The magnitude & position of aliasing in the time domain is related to the degree of frequency domain undersampling. See https://ccrma.stanford.edu/~jos/sasp/Example_2_Time_Domain.html

Finally, regarding "time smearing", the impulsive (quickly rising) parts of a waveform contain many high-frequency harmonics that when undersampled in the frequency domain, fold back as described above. However, I wouldn't call this distortion smearing, in the transient-smearing, or pre-ringing sense.

Hope that helps!

Answer 3

If a piece of music is sampled at 32,000 samples per second (Hz), any frequency components at or above 16,000 Hz (the Nyquist frequency for this sampling rate) will cause aliasing when the music is reproduced by a digital-to-analog converter (DAC).

What this means is that if the signal being sampled has a frequency component larger than 16KHz then when it is sampled at 32KHz, it will be convolved in the frequency domain in such a way that the images in the frequency domain will overlap with the baseband signal. The samples now contain unwanted frequency components.

Aliasing is usually used as a negative term to indicate this type of overlapping that occurs on an ADC if you don't filter out the frequencies above the Nyquist rate, but aliasing is really a general term for frequencies that are the sampling rate apart being identical to each other when in the digital domain because images of the signal are convolved at that spacing in the frequency domain when sampling (multiplying with a Dirac comb). This of course precipitates the negative effects described above, and also is the reason why imaging occurs when zero stuffing samples.

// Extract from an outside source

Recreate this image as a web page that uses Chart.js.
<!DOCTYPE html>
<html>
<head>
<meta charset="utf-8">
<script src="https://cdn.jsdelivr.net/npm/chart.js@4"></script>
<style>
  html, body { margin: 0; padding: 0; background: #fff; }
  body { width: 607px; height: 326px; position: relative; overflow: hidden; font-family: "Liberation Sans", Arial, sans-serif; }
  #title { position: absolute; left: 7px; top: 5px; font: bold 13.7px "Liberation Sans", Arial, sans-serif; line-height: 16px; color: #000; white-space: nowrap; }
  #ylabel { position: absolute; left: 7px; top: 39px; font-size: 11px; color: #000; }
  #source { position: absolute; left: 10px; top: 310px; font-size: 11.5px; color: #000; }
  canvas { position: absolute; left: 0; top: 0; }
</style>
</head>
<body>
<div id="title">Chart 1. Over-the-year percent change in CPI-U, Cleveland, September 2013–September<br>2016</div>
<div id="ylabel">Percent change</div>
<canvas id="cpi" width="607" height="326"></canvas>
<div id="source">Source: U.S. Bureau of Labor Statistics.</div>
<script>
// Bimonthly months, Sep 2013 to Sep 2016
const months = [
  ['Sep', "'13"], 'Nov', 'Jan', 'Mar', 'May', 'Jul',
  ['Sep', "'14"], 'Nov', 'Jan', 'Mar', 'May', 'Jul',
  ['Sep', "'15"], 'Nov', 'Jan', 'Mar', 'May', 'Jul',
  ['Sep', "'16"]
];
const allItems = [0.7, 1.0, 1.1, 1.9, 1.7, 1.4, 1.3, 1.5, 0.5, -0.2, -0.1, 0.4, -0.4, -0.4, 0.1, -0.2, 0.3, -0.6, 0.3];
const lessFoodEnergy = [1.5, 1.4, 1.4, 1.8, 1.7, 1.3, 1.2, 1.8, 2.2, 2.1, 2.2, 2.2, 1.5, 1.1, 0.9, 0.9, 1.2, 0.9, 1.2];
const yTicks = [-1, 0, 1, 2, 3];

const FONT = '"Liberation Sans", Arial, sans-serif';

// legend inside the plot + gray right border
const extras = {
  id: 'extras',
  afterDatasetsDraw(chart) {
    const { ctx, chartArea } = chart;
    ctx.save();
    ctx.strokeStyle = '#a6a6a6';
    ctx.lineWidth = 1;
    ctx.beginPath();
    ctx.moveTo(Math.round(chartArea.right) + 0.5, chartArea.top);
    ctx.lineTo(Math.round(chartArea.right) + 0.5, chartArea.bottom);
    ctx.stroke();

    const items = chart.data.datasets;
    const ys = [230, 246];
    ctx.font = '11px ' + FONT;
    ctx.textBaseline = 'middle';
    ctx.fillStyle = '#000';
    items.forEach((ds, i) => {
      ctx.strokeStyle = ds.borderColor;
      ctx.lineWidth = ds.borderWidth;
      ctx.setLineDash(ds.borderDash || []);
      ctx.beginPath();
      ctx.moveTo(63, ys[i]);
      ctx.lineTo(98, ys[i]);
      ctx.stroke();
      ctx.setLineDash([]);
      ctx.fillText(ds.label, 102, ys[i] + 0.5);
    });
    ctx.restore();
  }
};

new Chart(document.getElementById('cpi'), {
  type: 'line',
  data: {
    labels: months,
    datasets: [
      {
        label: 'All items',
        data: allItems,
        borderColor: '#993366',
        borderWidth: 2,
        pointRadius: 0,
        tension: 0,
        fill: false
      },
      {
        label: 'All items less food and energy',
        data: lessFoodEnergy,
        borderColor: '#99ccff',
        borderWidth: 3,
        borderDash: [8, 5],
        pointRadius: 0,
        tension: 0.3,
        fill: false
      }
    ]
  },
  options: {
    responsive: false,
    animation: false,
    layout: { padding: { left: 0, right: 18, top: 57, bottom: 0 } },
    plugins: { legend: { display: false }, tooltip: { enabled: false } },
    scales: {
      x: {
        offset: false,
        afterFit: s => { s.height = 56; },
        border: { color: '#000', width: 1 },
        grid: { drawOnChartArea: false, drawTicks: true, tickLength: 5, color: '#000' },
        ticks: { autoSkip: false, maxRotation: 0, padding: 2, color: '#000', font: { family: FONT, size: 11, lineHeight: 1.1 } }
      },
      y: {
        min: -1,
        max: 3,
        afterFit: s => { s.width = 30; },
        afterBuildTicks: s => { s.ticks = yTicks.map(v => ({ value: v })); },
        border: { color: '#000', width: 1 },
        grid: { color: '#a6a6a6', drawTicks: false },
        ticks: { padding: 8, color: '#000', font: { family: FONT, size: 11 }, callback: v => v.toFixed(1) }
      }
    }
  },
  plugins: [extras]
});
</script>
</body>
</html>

Imaging is a similar terminology issue where you could call the act of sampling imaging because it creates images in the frequency domain, but instead imaging is used to describe when these images become part of the actual signal that will come out of the DAC, which happens when you zero stuff without interpolating. This is similar to how aliasing can be used to describe how in the digital domain, because they are currently samples, higher frequencies alias with lower frequencies (which disappear when the signal becomes continuous again), but the term is only used when this tangibly alter the actual samples of the signal, by overlapping them, such that the signal that leaves the DAC will contain the overlapped parts.

The key with aliasing is that a set of samples of a signal always has higher frequency components than the actual signal (which are just images of the original signal), by virtue of having been multiplies with a Dirac comb, and if these frequency components overlap with the signal, which they will if you don't sample at the Nyquist rate, then you cannot recover the original signal because the power spectral density at an overlapped frequency is the result of an unknown addition of 2 different frequencies' power spectral densities, as the overlap is additive.